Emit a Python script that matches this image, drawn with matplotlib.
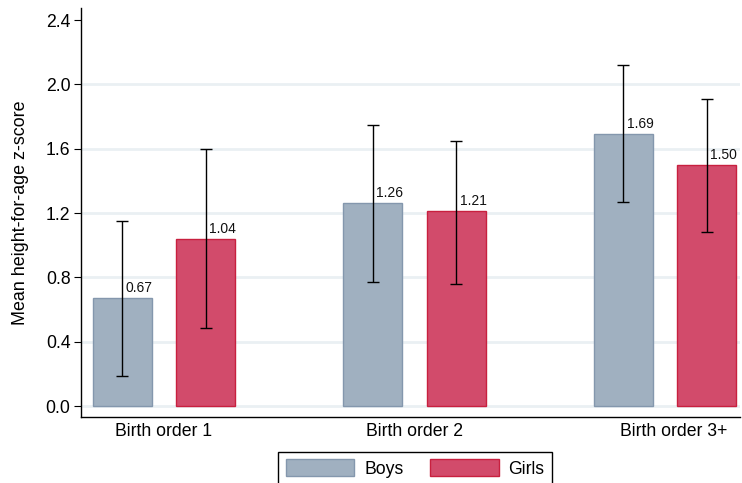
import matplotlib
matplotlib.use("Agg")
import matplotlib.pyplot as plt
import matplotlib.transforms as mtransforms
import numpy as np
from matplotlib.patches import Patch

plt.rcParams["font.family"] = ["Liberation Sans", "DejaVu Sans"]

# Data
categories = ["Birth order 1", "Birth order 2", "Birth order 3+"]
boys_mean = [0.67, 1.26, 1.69]
girls_mean = [1.04, 1.21, 1.50]
boys_lower = [0.19, 0.77, 1.27]
boys_upper = [1.15, 1.75, 2.12]
girls_lower = [0.485, 0.76, 1.08]
girls_upper = [1.60, 1.65, 1.91]
y_ticks = [0.0, 0.4, 0.8, 1.2, 1.6, 2.0, 2.4]

boys_face, boys_edge = "#A0B0C0", "#8497AD"
girls_face, girls_edge = "#D24B6B", "#C8203F"

fig = plt.figure(figsize=(7.42, 4.83), dpi=100)
ax = fig.add_axes([81 / 742, 66 / 483, 659 / 742, 409 / 483])

x = np.arange(len(categories))
offset = 0.1667
width = 0.236

ax.set_axisbelow(True)
for t in y_ticks[:-1]:
    ax.axhline(t, color="#EAF0F3", lw=2.0, zorder=0)

for means, lo, hi, pos, fc, ec in [
    (boys_mean, boys_lower, boys_upper, x - offset, boys_face, boys_edge),
    (girls_mean, girls_lower, girls_upper, x + offset, girls_face, girls_edge),
]:
    means = np.array(means)
    ax.bar(pos, means, width=width, color=fc, edgecolor=ec, linewidth=1.0, zorder=2)
    yerr = np.vstack([means - np.array(lo), np.array(hi) - means])
    ax.errorbar(pos, means, yerr=yerr, fmt="none", ecolor="black",
                elinewidth=1.0, capsize=4, capthick=1.0, zorder=3)
    for xp, m in zip(pos, means):
        ax.annotate(f"{m:.2f}", (xp, m), xytext=(2.6, 4.3), textcoords="offset points",
                    ha="left", va="baseline", fontsize=10, color="#111111", zorder=4)

ax.set_xlim(-0.331, 2.299)
ax.set_ylim(-0.068, 2.475)
ax.set_yticks(y_ticks)
ax.set_yticklabels([f"{t:.1f}" for t in y_ticks])
ax.set_xticks(x)
ax.set_xticklabels(categories)
ax.tick_params(axis="y", direction="out", length=5, width=0.8, pad=2.5, labelsize=12.7)
ax.tick_params(axis="x", length=0, pad=4, labelsize=12.7)

# the last category label sits a little to the right of its group
last = ax.get_xticklabels()[-1]
last.set_transform(last.get_transform() +
                   mtransforms.ScaledTranslation(8.5 / 100, 0, fig.dpi_scale_trans))

for s in ["top", "right"]:
    ax.spines[s].set_visible(False)
for s in ["left", "bottom"]:
    ax.spines[s].set_linewidth(1.0)
ax.set_ylabel("Mean height-for-age z-score", fontsize=12.9, labelpad=12)

handles = [Patch(facecolor=boys_face, edgecolor=boys_edge, label="Boys"),
           Patch(facecolor=girls_face, edgecolor=girls_edge, label="Girls")]
leg = fig.legend(handles=handles, loc="upper center", ncol=2,
                 bbox_to_anchor=(415 / 742, 1 - 451.5 / 483), fontsize=12.7,
                 frameon=True, fancybox=False, edgecolor="black", framealpha=1,
                 handlelength=3.9, handleheight=1.05, handletextpad=0.55,
                 columnspacing=1.5, borderpad=0.45, borderaxespad=0)
leg.get_frame().set_linewidth(1.0)

fig.savefig("out.png", dpi=100)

▶ Work instructions: Exactly as written, return every line of the listing, but not the pictures.

▶ Response for this exercise:
Emit a Python script that matches this image, drawn with matplotlib.
import matplotlib
matplotlib.use("Agg")
import matplotlib.pyplot as plt
import matplotlib.transforms as mtransforms
import numpy as np
from matplotlib.patches import Patch

plt.rcParams["font.family"] = ["Liberation Sans", "DejaVu Sans"]

# Data
categories = ["Birth order 1", "Birth order 2", "Birth order 3+"]
boys_mean = [0.67, 1.26, 1.69]
girls_mean = [1.04, 1.21, 1.50]
boys_lower = [0.19, 0.77, 1.27]
boys_upper = [1.15, 1.75, 2.12]
girls_lower = [0.485, 0.76, 1.08]
girls_upper = [1.60, 1.65, 1.91]
y_ticks = [0.0, 0.4, 0.8, 1.2, 1.6, 2.0, 2.4]

boys_face, boys_edge = "#A0B0C0", "#8497AD"
girls_face, girls_edge = "#D24B6B", "#C8203F"

fig = plt.figure(figsize=(7.42, 4.83), dpi=100)
ax = fig.add_axes([81 / 742, 66 / 483, 659 / 742, 409 / 483])

x = np.arange(len(categories))
offset = 0.1667
width = 0.236

ax.set_axisbelow(True)
for t in y_ticks[:-1]:
    ax.axhline(t, color="#EAF0F3", lw=2.0, zorder=0)

for means, lo, hi, pos, fc, ec in [
    (boys_mean, boys_lower, boys_upper, x - offset, boys_face, boys_edge),
    (girls_mean, girls_lower, girls_upper, x + offset, girls_face, girls_edge),
]:
    means = np.array(means)
    ax.bar(pos, means, width=width, color=fc, edgecolor=ec, linewidth=1.0, zorder=2)
    yerr = np.vstack([means - np.array(lo), np.array(hi) - means])
    ax.errorbar(pos, means, yerr=yerr, fmt="none", ecolor="black",
                elinewidth=1.0, capsize=4, capthick=1.0, zorder=3)
    for xp, m in zip(pos, means):
        ax.annotate(f"{m:.2f}", (xp, m), xytext=(2.6, 4.3), textcoords="offset points",
                    ha="left", va="baseline", fontsize=10, color="#111111", zorder=4)

ax.set_xlim(-0.331, 2.299)
ax.set_ylim(-0.068, 2.475)
ax.set_yticks(y_ticks)
ax.set_yticklabels([f"{t:.1f}" for t in y_ticks])
ax.set_xticks(x)
ax.set_xticklabels(categories)
ax.tick_params(axis="y", direction="out", length=5, width=0.8, pad=2.5, labelsize=12.7)
ax.tick_params(axis="x", length=0, pad=4, labelsize=12.7)

# the last category label sits a little to the right of its group
last = ax.get_xticklabels()[-1]
last.set_transform(last.get_transform() +
                   mtransforms.ScaledTranslation(8.5 / 100, 0, fig.dpi_scale_trans))

for s in ["top", "right"]:
    ax.spines[s].set_visible(False)
for s in ["left", "bottom"]:
    ax.spines[s].set_linewidth(1.0)
ax.set_ylabel("Mean height-for-age z-score", fontsize=12.9, labelpad=12)

handles = [Patch(facecolor=boys_face, edgecolor=boys_edge, label="Boys"),
           Patch(facecolor=girls_face, edgecolor=girls_edge, label="Girls")]
leg = fig.legend(handles=handles, loc="upper center", ncol=2,
                 bbox_to_anchor=(415 / 742, 1 - 451.5 / 483), fontsize=12.7,
                 frameon=True, fancybox=False, edgecolor="black", framealpha=1,
                 handlelength=3.9, handleheight=1.05, handletextpad=0.55,
                 columnspacing=1.5, borderpad=0.45, borderaxespad=0)
leg.get_frame().set_linewidth(1.0)

fig.savefig("out.png", dpi=100)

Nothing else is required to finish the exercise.